3. 'Polka' Raspberries
These are large, sweet, and productive, even after a long dry summer, and in their first year. We're going to grow more of these - they are eaten as soon as they're picked. 

4. (Summer sown) Dwarf French beans 
A revelation. Small, tender, delicious. No air miles! No carbon footprint! A delicious crop to sow in mid to late summer for an early autumn harvest.

5. Rocket 
As regular readers know, a long standing favourite of mine. A hot peppery taste, and chemical free Don't get carried away, as I did, and end up with a spring glut; unless you have a family of twenty, instead, sow parsimoniously.

6. 'Migonette' Alpine Strawberries
Tiny, yes, and hence so small you hardly taste them.

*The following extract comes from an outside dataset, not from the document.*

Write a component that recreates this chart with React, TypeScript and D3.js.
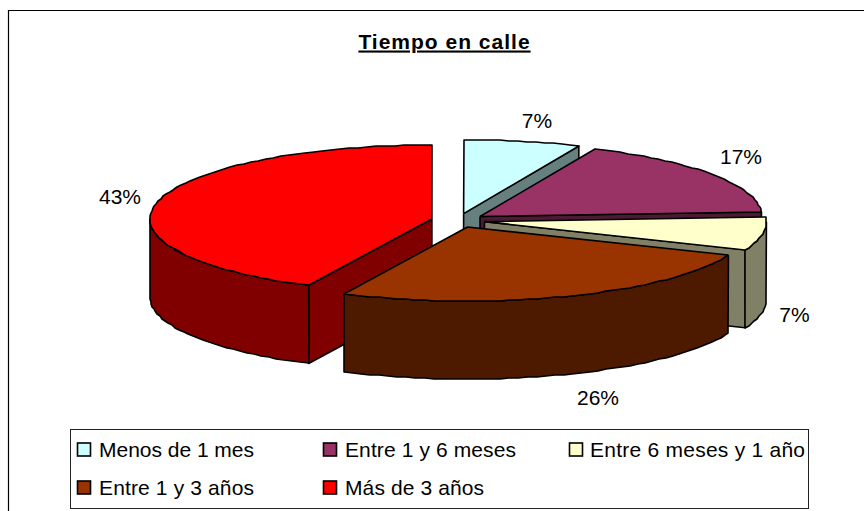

But they are ever so fun to pick, especially with small children, who are excellent at spotting the ripe berries hiding under low-lying leaves. The berries look lovely decorating puddings. The blossom is also decorative, so the plants make good edging. 

7. Parsley, thyme, basil, chives
Divide chives, pot up, grow on next year. Thyme is tough enough to over-winter. Parsley and basil sow fresh. If you have the space, grow Parsley in the ground rather than in pots (it puts on a deep tap root and romps away). I have blitzed my spare herbs into melted butter, and frozen it, for use on fish and veg.
Worst veg and fruit 2014
1. 'Wizard' Field Beans
This was a variety I purchased from the Real Seed Co. They do warn about it being suspectible to chocolate rust. But boy - I've never seen anything like it. Most of the plants were heavily mottled with rust, and even those that weren't still produced a bitter tough bean. Yuk. Try as we might, we eventually gave up eating these, and binned the lot.

2. 'Crystal Apple' white cucumbers
This was a Thompson & Morgan special. They describe it as follows: "The crisp, tender flesh has a sweet flavour with no bitter after taste." Rubbish. There is hardly any flesh on these - the insides are full of seeds - and the flesh is extremely bitter. Prolific, but absolutely grim eating. Again, in the end, after numerous bitter meals, we gave up on these.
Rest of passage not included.